If you are looking to test the soil’s pH, there are ways you can do it pretty simply. There are many soil pH testing kits that you can buy at gardening stores or online. If you do not want to use a formal kit, you will need to collect samples from the different parts of your garden that you want to test and mix them together. All you need is a pH meter, and you’ll be able to check the soil’s pH around all your plants accurately.
As mentioned before, you can lower the pH of the soil (make it more acidic) by putting fresh coffee grounds 7 to 8 inches deep in the soil. There are ways to raise the pH of the soil (make it more alkaline), as well. One way to do this is to sprinkle finely ground limestone onto the soil around your plants during spring.
Another thing you can try is spread wood ash over the soil in your garden. This will raise the pH because wood ash is a good source of magnesium, calcium, aluminum, phosphorus, and potassium. Finally, you can also add dolomite to add calcium and magnesium to your soil.
In short, if you use coffee grounds you can do something good for your garden. But, you have to know what you’re doing.
Using too many coffee grounds or using them around plants that don’t work well with acidic soil will not work well. Start with small amounts of coffee grounds that you mix into your compost pile for use in your garden.
It can be of great help to determine the pH level of your soil before starting to use coffee grounds.

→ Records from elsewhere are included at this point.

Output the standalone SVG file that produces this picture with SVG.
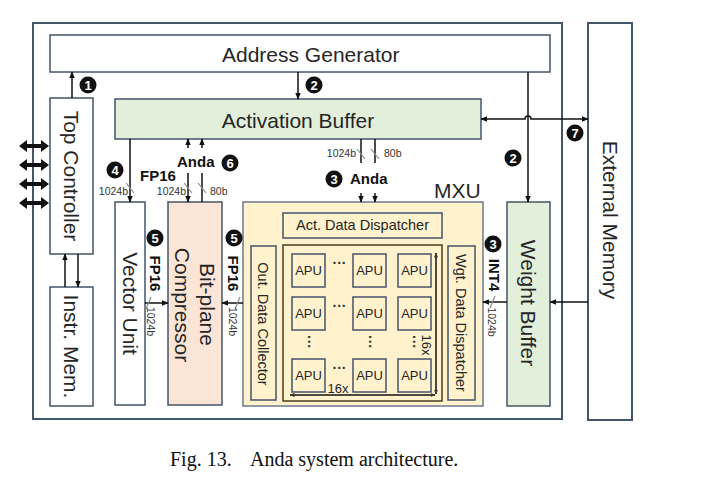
<svg xmlns="http://www.w3.org/2000/svg" width="712" height="479" viewBox="0 0 712 479">
<style>
.box{stroke:#44546a;stroke-width:1.5}
.frame{fill:none;stroke:#44546a;stroke-width:2}
.w{fill:#ffffff}
.g{fill:#e2efda}
.p{fill:#fbe5d6}
.y{fill:#fff2cc}
.lbl{font-family:"Liberation Sans",Arial,sans-serif;font-size:21px;fill:#262626}
.sm{font-family:"Liberation Sans",Arial,sans-serif;font-size:14.5px;fill:#262626}
.apu{font-family:"Liberation Sans",Arial,sans-serif;font-size:13px;fill:#262626;text-anchor:middle}
.b{font-family:"Liberation Sans",Arial,sans-serif;font-size:15px;font-weight:bold;fill:#111}
.bw{font-family:"Liberation Sans",Arial,sans-serif;font-size:10.5px;fill:#333}
.ln{fill:none;stroke:#111;stroke-width:1.5}
.sl{stroke:#8c8c8c;stroke-width:1.2}
.num circle{fill:#111}
.num text{font-family:"Liberation Sans",Arial,sans-serif;font-size:13px;font-weight:bold;fill:#fff;text-anchor:middle}
.dots{font-family:"Liberation Sans",Arial,sans-serif;font-size:14px;font-weight:bold;fill:#333;text-anchor:middle}
.cap{font-family:"Liberation Serif","Times New Roman",serif;font-size:20px;fill:#111}
</style>
<defs>
<marker id="ah" viewBox="0 0 10 10" refX="9" refY="5" markerWidth="7" markerHeight="7" markerUnits="userSpaceOnUse" orient="auto-start-reverse">
<path d="M0,1 L10,5 L0,9 z" fill="#111"/>
</marker>
<marker id="ahs" viewBox="0 0 10 10" refX="9" refY="5" markerWidth="5" markerHeight="5" markerUnits="userSpaceOnUse" orient="auto-start-reverse">
<path d="M0,1 L10,5 L0,9 z" fill="#333"/>
</marker>
</defs>

<rect id="system-frame" class="frame" x="33" y="23" width="529" height="396"/>

<g id="address-generator">
<rect class="box w" x="50" y="35" width="500" height="37"/>
<text class="lbl" x="222" y="62">Address Generator</text>
</g>
<g id="top-controller">
<rect class="box w" x="50" y="98" width="43" height="156"/>
<text class="lbl" text-anchor="middle" transform="translate(64,176) rotate(90)">Top Controller</text>
</g>
<g id="instr-mem">
<rect class="box w" x="50" y="287" width="43" height="119"/>
<text class="lbl" text-anchor="middle" transform="translate(64,346.5) rotate(90)">Instr. Mem.</text>
</g>
<g id="activation-buffer">
<rect class="box g" x="115" y="99" width="366" height="40"/>
<text class="lbl" text-anchor="middle" x="298" y="128">Activation Buffer</text>
</g>
<g id="vector-unit">
<rect class="box w" x="115" y="202" width="30" height="203"/>
<text class="lbl" text-anchor="middle" transform="translate(122.5,303.5) rotate(90)">Vector Unit</text>
</g>
<g id="bit-plane-compressor">
<rect class="box p" x="168" y="202" width="54" height="203"/>
<text class="lbl" text-anchor="middle" transform="translate(200,304.5) rotate(90)">Bit-plane</text>
<text class="lbl" text-anchor="middle" transform="translate(175,305) rotate(90)">Compressor</text>
</g>
<g id="mxu">
<rect class="y" x="243" y="202" width="240" height="204" stroke="#6b7a93" stroke-width="1.5"/>
<text class="lbl" x="434" y="198">MXU</text>
</g>
<g id="act-data-dispatcher">
<rect class="box y" x="283" y="213" width="159" height="25" stroke-width="1.2"/>
<text class="sm" text-anchor="middle" x="362.5" y="230">Act. Data Dispatcher</text>
</g>
<g id="out-data-collector">
<rect class="box y" x="251" y="246" width="25" height="154" stroke-width="1.2"/>
<text class="sm" text-anchor="middle" transform="translate(258,324) rotate(90)">Out. Data Collector</text>
</g>
<g id="wgt-data-dispatcher">
<rect class="box y" x="448" y="246" width="27" height="154" stroke-width="1.2"/>
<text class="sm" text-anchor="middle" transform="translate(455.5,323) rotate(90)">Wgt. Data Dispatcher</text>
</g>
<g id="apu-array">
<rect x="283" y="245" width="159" height="156" fill="none" stroke="#4d3d1f" stroke-width="1.5"/>
<g class="box y" stroke-width="1.2">
<rect x="292" y="254" width="33" height="33"/><rect x="353" y="254" width="33" height="33"/><rect x="398" y="254" width="33" height="33"/>
<rect x="292" y="297" width="33" height="33"/><rect x="353" y="297" width="33" height="33"/><rect x="398" y="297" width="33" height="33"/>
<rect x="292" y="359" width="33" height="33"/><rect x="353" y="359" width="33" height="33"/><rect x="398" y="359" width="33" height="33"/>
</g>
<text class="apu" x="308.5" y="275">APU</text><text class="apu" x="369.5" y="275">APU</text><text class="apu" x="414.5" y="275">APU</text>
<text class="apu" x="308.5" y="318">APU</text><text class="apu" x="369.5" y="318">APU</text><text class="apu" x="414.5" y="318">APU</text>
<text class="apu" x="308.5" y="380">APU</text><text class="apu" x="369.5" y="380">APU</text><text class="apu" x="414.5" y="380">APU</text>
<text class="dots" x="339.5" y="268">···</text>
<text class="dots" x="339.5" y="311">···</text>
<text class="dots" x="339.5" y="373">···</text>
<text class="dots" transform="translate(303.5,342) rotate(90)">···</text>
<text class="dots" transform="translate(364.5,342) rotate(90)">···</text>
<text class="dots" transform="translate(408.5,342) rotate(90)">···</text>
<line class="ln" x1="290" y1="395" x2="435" y2="395" stroke-width="1" marker-start="url(#ahs)" marker-end="url(#ahs)"/>
<line class="ln" x1="436" y1="253" x2="436" y2="394" stroke-width="1" marker-start="url(#ahs)" marker-end="url(#ahs)"/>
<text class="apu" x="338" y="393">16x</text>
<text class="apu" transform="translate(422,345) rotate(90)">16x</text>
</g>
<g id="weight-buffer">
<rect class="box g" x="507" y="202" width="43" height="204"/>
<text class="lbl" text-anchor="middle" transform="translate(521,303) rotate(90)">Weight Buffer</text>
</g>
<g id="external-memory">
<rect class="frame w" x="588" y="23" width="44" height="397"/>
<text class="lbl" text-anchor="middle" font-size="21.5" transform="translate(602.5,220) rotate(90)">External Memory</text>
</g>

<g id="connectors">
<g fill="#111">
<polygon points="19,146 27,140 27,144 41,144 41,140 49,146 41,152 41,148 27,148 27,152"/>
<polygon points="19,165 27,159 27,163 41,163 41,159 49,165 41,171 41,167 27,167 27,171"/>
<polygon points="19,184 27,178 27,182 41,182 41,178 49,184 41,190 41,186 27,186 27,190"/>
<polygon points="19,203 27,197 27,201 41,201 41,197 49,203 41,209 41,205 27,205 27,209"/>
</g>
<line class="ln" x1="72" y1="98" x2="72" y2="72" marker-end="url(#ah)"/>
<line class="ln" x1="65" y1="287" x2="65" y2="254" marker-end="url(#ah)"/>
<line class="ln" x1="78" y1="254" x2="78" y2="287" marker-end="url(#ah)"/>
<line class="ln" x1="298" y1="72" x2="298" y2="99" marker-end="url(#ah)"/>
<line class="ln" x1="528" y1="72" x2="528" y2="202" marker-end="url(#ah)"/>
<path class="ln" d="M481,119 H525 a3,3 0 0 1 6,0 H588" marker-start="url(#ah)" marker-end="url(#ah)"/>
<line class="ln" x1="588" y1="302" x2="550" y2="302" marker-end="url(#ah)"/>
<line class="ln" x1="507" y1="302" x2="483" y2="302" marker-end="url(#ah)"/>
<line class="ln" x1="130" y1="139" x2="130" y2="202" marker-end="url(#ah)"/>
<line class="ln" x1="188" y1="148" x2="188" y2="139" marker-end="url(#ah)"/>
<line class="ln" x1="202" y1="148" x2="202" y2="139" marker-end="url(#ah)"/>
<line class="ln" x1="188" y1="173" x2="188" y2="202" marker-end="url(#ah)"/>
<line class="ln" x1="202" y1="173" x2="202" y2="202"/>
<line class="ln" x1="361" y1="139" x2="361" y2="163"/>
<line class="ln" x1="375" y1="139" x2="375" y2="163"/>
<line class="ln" x1="361" y1="193" x2="361" y2="202" marker-end="url(#ah)"/>
<line class="ln" x1="375" y1="193" x2="375" y2="202" marker-end="url(#ah)"/>
<line class="ln" x1="145" y1="303" x2="168" y2="303" marker-end="url(#ah)"/>
<line class="ln" x1="243" y1="303" x2="222" y2="303" marker-end="url(#ah)"/>
<g class="sl">
<line x1="126" y1="183" x2="134" y2="193"/>
<line x1="184" y1="183" x2="192" y2="193"/>
<line x1="198" y1="183" x2="206" y2="193"/>
<line x1="357" y1="149" x2="365" y2="159"/>
<line x1="371" y1="149" x2="379" y2="159"/>
<line x1="146" y1="309" x2="151" y2="297"/>
<line x1="235" y1="309" x2="240" y2="297"/>
<line x1="490" y1="308" x2="495" y2="296"/>
</g>
<text class="bw" text-anchor="end" x="128" y="195">1024b</text>
<text class="bw" text-anchor="end" x="186" y="195">1024b</text>
<text class="bw" x="210" y="195">80b</text>
<text class="bw" text-anchor="end" x="356" y="157">1024b</text>
<text class="bw" x="384" y="157">80b</text>
<text class="bw" text-anchor="middle" transform="translate(147,321.5) rotate(90)">1024b</text>
<text class="bw" text-anchor="middle" transform="translate(229,321.5) rotate(90)">1024b</text>
<text class="bw" text-anchor="middle" transform="translate(488,322) rotate(90)">1024b</text>
<text class="b" x="140" y="181" font-size="14.5">FP16</text>
<text class="b" x="177" y="167">Anda</text>
<text class="b" x="350" y="184">Anda</text>
<text class="b" text-anchor="middle" transform="translate(150,273.5) rotate(90)">FP16</text>
<text class="b" text-anchor="middle" transform="translate(228,273.5) rotate(90)">FP16</text>
<text class="b" text-anchor="middle" font-size="15.5" transform="translate(489,275) rotate(90)">INT4</text>
<g class="num">
<circle cx="88" cy="85" r="8.5"/><text x="88" y="89.5">1</text>
<circle cx="314" cy="85" r="8.5"/><text x="314" y="89.5">2</text>
<circle cx="513" cy="158" r="8.5"/><text x="513" y="162.5">2</text>
<circle cx="575" cy="133" r="8.5"/><text x="575" y="137.5">7</text>
<circle cx="115" cy="170" r="8.5"/><text x="115" y="174.5">4</text>
<circle cx="230" cy="163" r="8.5"/><text x="230" y="167.5">6</text>
<circle cx="334" cy="179" r="8.5"/><text x="334" y="183.5">3</text>
<circle cx="155" cy="238" r="8.5"/><text x="155" y="242.5">5</text>
<circle cx="234" cy="238" r="8.5"/><text x="234" y="242.5">5</text>
<circle cx="493" cy="244" r="8.5"/><text x="493" y="248.5">3</text>
</g>
</g>

<text class="cap" x="170" y="466">Fig. 13.</text>
<text class="cap" x="250" y="466">Anda system architecture.</text>
</svg>
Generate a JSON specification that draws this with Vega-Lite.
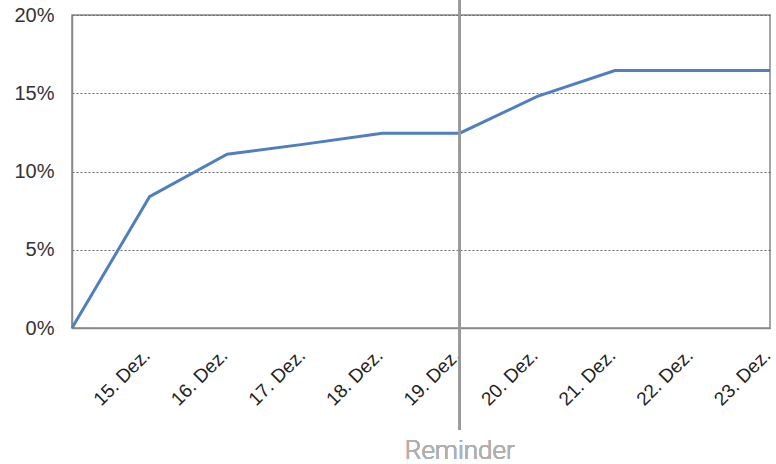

If your dirt is already acidic then you might want to consider not to add coffee grounds in the compost bin. It will also help you understand where to use the grounds and where to hold back based on the alkalinity or acidity of your soil as well as the needs of the plants in that particular area of your garden.
A few grounds spread here and there in the garden will also help to keep slugs and snails at bay without using harsh and damaging chemicals. Follow the instructions above to mix the grounds with your organic matter and compost to create a healthy and pest-free environment for your garden!